Mais voilà, ça ne pouvait pas durer. Il a été décidé que ce n’était pas sain, de manger comme ça. Qui sait ce qui peut arriver à 95 ans si on abuse de la bonne chère : une hypercholestérolémie, un infarctus, de l’hypertension voire un AVC prématuré ? Un pays moderne et civilisé, avec un système de santé encore (un peu) performant, se doit de travailler dans la prévention. Du coup, on leur a servi, depuis avril,  des menus équilibrés,  c’est-à-dire ennuyeux comme la pluie.
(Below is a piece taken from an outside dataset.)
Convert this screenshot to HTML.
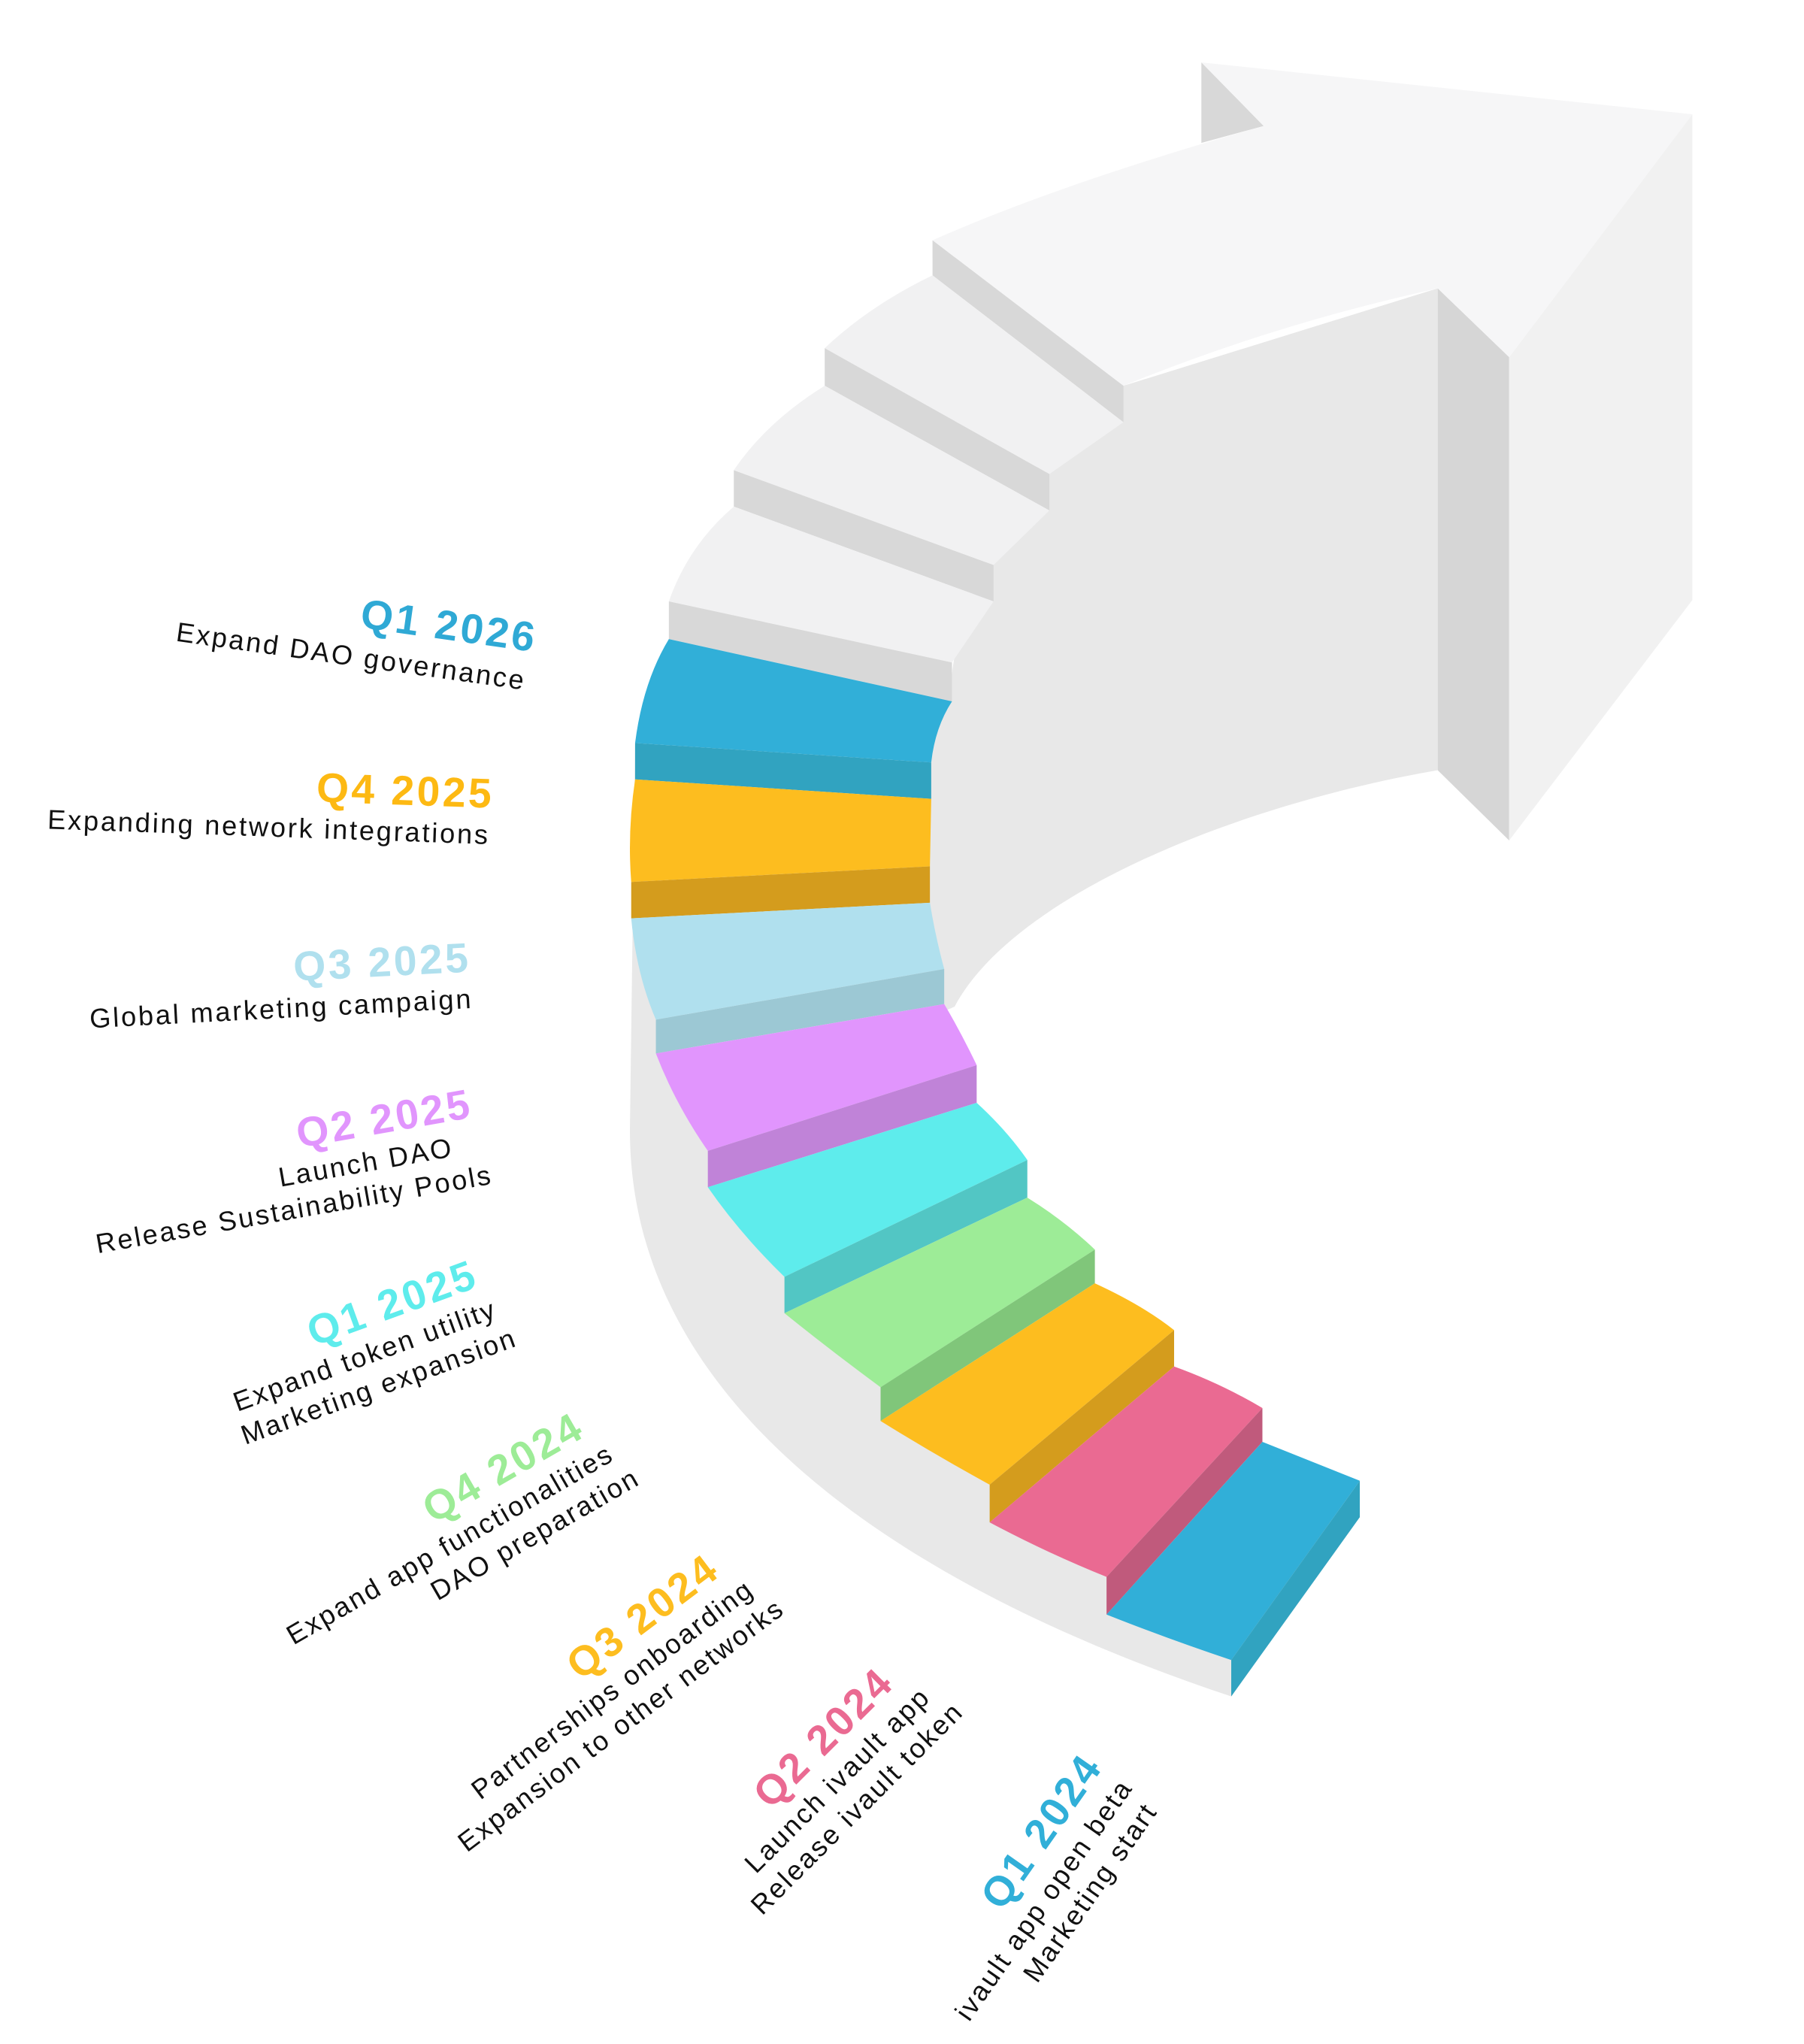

Imaginons donc, un instant, la détresse du vieux qui voit le quinoa se substituer à la rosette,  le blanc de poulet en papillote au saucisson chaud et la compote à l’île flottante. On peut aussi se demander quel démon hygiéniste pousse ainsi notre société à traquer le moindre des plaisirs sous le prétexte d’un axiome paradoxal : ce qui est bon serait mauvais. Néopuritanisme mal refoulé, tyrannie de la santé ou tout simplement désir des autorités, quelles qu’elles soient, d’intervenir dans le moindre des détails de notre vie quotidienne pour montrer qu’elles ont encore du pouvoir alors qu’il est de plus en plus manifeste qu’elles n’en ont aucun pour changer l’essentiel ?

On décide qu’il est interdit de fumer dans les bars le jour où l’on s’aperçoit qu’on ne peut rien contre le chômage, on interdit aux vieilles voitures de rouler dans les centres-villes sans trop se demander pourquoi des gens n’ont pas les moyens de s’en acheter une neuve moins polluante ou de vivre près de leur travail, on décrète des couvre-feux pour les mineurs dans certains quartiers parce que c’est plus commode et moins cher de surveiller un ghetto que de favoriser la mixité sociale.

Et pour finir, on explique aux vieux qu’il faut mourir, mais qu’il en va, pour leur bien, qu’ils meurent en bonne santé, le nez dans un yaourt 0 %.